RAW RECORDS start
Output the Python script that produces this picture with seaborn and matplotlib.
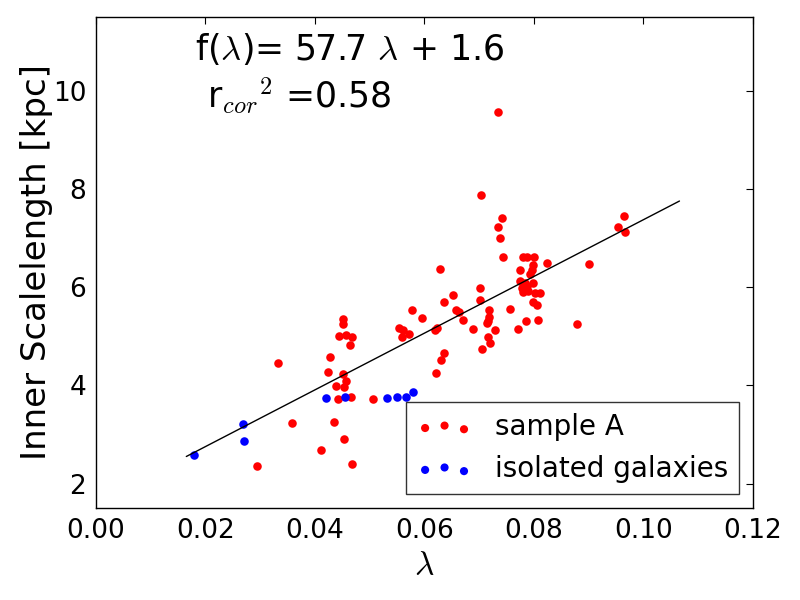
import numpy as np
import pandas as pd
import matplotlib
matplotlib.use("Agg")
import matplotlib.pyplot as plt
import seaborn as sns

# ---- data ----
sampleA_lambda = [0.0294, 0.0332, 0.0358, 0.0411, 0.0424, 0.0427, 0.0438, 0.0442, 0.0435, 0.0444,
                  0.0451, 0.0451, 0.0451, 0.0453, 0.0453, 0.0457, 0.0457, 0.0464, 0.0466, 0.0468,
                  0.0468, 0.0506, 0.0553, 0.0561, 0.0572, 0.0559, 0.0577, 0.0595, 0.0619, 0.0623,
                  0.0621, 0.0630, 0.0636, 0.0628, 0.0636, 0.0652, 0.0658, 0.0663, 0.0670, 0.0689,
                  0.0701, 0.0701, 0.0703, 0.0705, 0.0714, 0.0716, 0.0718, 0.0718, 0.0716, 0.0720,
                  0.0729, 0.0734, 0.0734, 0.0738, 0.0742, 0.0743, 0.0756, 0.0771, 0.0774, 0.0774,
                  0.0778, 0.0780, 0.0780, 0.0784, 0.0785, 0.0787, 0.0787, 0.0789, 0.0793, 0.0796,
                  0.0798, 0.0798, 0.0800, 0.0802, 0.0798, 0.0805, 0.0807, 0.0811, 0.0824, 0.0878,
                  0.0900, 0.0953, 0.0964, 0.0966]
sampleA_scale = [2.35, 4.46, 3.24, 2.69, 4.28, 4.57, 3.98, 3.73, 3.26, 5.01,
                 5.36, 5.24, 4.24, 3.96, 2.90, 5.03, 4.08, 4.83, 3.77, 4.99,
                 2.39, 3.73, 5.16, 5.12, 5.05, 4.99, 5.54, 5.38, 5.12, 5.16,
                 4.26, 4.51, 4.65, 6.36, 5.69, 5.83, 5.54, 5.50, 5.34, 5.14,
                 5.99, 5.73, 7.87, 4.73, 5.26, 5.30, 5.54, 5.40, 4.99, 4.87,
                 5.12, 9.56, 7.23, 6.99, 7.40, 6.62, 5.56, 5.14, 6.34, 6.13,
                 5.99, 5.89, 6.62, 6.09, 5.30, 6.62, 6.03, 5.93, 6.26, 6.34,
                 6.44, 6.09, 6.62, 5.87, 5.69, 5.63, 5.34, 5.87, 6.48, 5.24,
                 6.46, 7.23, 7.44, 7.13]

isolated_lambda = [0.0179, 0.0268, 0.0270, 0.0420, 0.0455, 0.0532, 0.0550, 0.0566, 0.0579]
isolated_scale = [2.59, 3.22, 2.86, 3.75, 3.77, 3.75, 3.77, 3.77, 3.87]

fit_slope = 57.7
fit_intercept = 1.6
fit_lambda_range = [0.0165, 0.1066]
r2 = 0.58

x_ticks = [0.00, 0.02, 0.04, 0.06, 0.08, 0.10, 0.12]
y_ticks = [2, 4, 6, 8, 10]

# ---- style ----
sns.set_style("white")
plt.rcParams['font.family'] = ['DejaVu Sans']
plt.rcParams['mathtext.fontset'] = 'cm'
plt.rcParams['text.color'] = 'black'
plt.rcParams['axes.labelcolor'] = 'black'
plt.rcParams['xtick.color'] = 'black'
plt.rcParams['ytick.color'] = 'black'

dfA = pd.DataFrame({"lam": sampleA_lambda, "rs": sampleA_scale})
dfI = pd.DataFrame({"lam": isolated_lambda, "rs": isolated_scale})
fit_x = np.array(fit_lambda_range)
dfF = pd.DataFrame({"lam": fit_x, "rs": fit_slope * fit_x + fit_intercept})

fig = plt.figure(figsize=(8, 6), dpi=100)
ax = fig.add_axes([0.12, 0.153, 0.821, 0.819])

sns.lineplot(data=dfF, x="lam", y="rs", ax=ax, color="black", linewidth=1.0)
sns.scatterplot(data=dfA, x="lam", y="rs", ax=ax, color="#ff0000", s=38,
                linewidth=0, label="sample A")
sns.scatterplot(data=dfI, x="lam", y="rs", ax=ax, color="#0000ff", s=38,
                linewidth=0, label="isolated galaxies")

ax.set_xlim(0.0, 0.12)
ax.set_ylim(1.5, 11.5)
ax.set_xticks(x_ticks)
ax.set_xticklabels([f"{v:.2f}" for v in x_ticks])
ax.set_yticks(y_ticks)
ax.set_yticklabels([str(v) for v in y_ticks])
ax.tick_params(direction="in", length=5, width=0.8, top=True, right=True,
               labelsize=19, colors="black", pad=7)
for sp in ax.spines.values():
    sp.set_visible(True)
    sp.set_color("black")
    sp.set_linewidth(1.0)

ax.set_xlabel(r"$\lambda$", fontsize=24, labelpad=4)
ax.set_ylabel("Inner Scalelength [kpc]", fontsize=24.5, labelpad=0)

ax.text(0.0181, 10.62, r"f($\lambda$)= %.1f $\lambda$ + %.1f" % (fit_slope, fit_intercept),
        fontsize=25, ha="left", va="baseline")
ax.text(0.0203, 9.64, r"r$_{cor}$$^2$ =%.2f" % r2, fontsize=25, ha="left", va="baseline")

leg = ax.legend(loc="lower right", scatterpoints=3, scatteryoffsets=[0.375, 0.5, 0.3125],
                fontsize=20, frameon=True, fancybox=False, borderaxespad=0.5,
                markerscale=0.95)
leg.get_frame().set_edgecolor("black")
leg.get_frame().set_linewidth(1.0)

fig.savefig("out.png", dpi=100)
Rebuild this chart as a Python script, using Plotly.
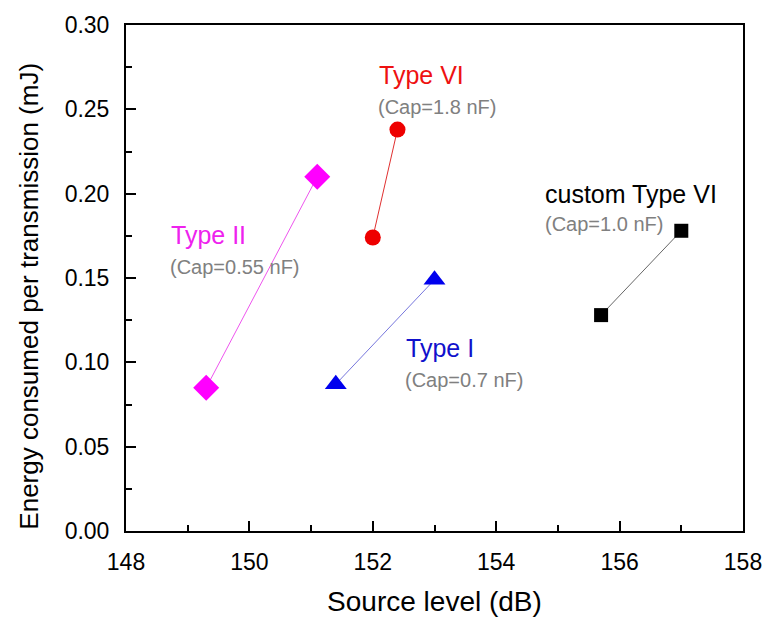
RAW RECORDS end
Please restate the material above line by line, exactly, beginning at its first line and ending with the line that contains "import seaborn as sns", without any pictures.

Output the Python script that produces this picture with seaborn and matplotlib.
import numpy as np
import pandas as pd
import matplotlib
matplotlib.use("Agg")
import matplotlib.pyplot as plt
import seaborn as sns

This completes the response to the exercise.